Tissa did not speak Tamil and certainly, he is not a Tamil
This country at one time in History was majority Buddhists. But the Country was never Sinhala Buddhist. Those who received Buddhism into this Country were the Tamils. Devanampiya Theesan was certainly a Tamil. His father was Mootha Sivan.
This above claim by Wigneswaran is not supported by historical facts. Devanampiya Tissa did not speak Tamil and certainly, he is not a Tamil. His father is named Mootha Sivan only denotes he was a follower of the Vedic (now Hindu) religion.
The Buddhist epic Manimegalai narrates the story of a trader named Saathuvan, husband of Aadirai, who loses all his family wealth on a woman of easy virtue. After squandering his wealth he returns to his wife. Fired by his inordinate zeal for riches, he joined a band of merchants engaged in overseas trade. The ship was caught in a storm and sank. Saathuvn managed to cling to a plank and the waves cast him ashore
in a land inhabited by Nagas. Tired and fatigued he slept for a long time. He was noticed by the natives who were savages. cruel and fierce. They thought that this well-built man could serve as a good meal.
It so happened that Saathuvan had a mastery of the language spoken by Nagas through systematic study. So when he was brought before the Chief he spoke to him in Naga language which warmed the heart of the Naga Chief in no time. The natives step aside, paid him respects and conversed with him.
Very pleased, the Chief ordered his men to provide him with a young woman to keep him company in addition to warm toddy. Saathuvan who was a Buddhist said he does not want any of those. He then delivered a sermon on the Buddhist principles that leads people to lead a virtuous life. The Chief first defended his way of life, but ultimately he was convinced about the new philosophy profounded by Saathuvan. The chief gave him precious gifts and arranged for his departure.
Thus it will be seen that Nagas spoke a different language that belonged to the Dravidian language groups.
The Nagas in Lanka spoke their own language. Duttu Gemenu who fought Elara (205 BC – 161BC) was not a Sinhalese. He was a Naga prince both from his paternal and maternal sides. He marched to fight Elara not because Elara was a Hindu, but because he wanted to regain the Anudradapura kingdom ruled by his ancestors. Duttu Gemenu’s father (Kavan Tissa 161 BC) was the great-great-grandson of Mahanaga, son of Mootha Sivan and brother of Devanampiya Tissa. Maganaga’s son was Yalata Tissa and his son was Gotabhaya (205 BC) and his son was Kavan Tissa (161BC).
Duttu Gemenu’s march northwards in his campaign against Elara was along the right bank of the Mahaveli River. During his march Duttu Gemenu had to defeat 32 Tamil chieftains.

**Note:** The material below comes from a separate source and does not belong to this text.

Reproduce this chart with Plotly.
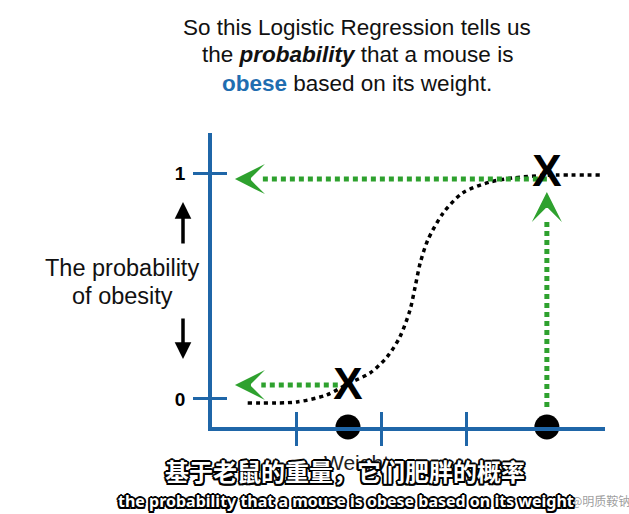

During the war between Elara and Duttu Gemunu, there were Tamils in the latter’s army and Nagars in the Elara army. There were no ethnic divisions at this time of history. Any division was along religious lines.
The Theravada Bhikkus of Mahavihra who were at loggerheads with Mahayana Buddhist bhikkus of Abhayagiri vihara wanted to give a separate identity to Buddhist Nagars.
They invented a new language in the 7th or 8th century AD called Sinhala and the people who spoke Sinhala were called Sinhalese. What happened to the Nagars who were Hindus? They were assimilated by the Tamils.
After the demise of Vijaya, those who ascended the throne were Hindu Nagars who formed the majority of the populace. According to Mahavamsa Nagas occupied the North and West of Ceylon.
The New Year and the attendant rituals are common to both Buddhist Sinhalese and Hindu Tamils since the former are descendants of Hindu Nagars!
Strangely, the Sinhalese Buddhists do not now consider themselves as descendants of Vijaya who was a settler from Bengal. They have started tracing their origin to Ravanan, the Yaksha king who ruled Lanka during pre-historical time. More than 300 books have been produced in Sinhalese within the last two decades to prove their ancestry!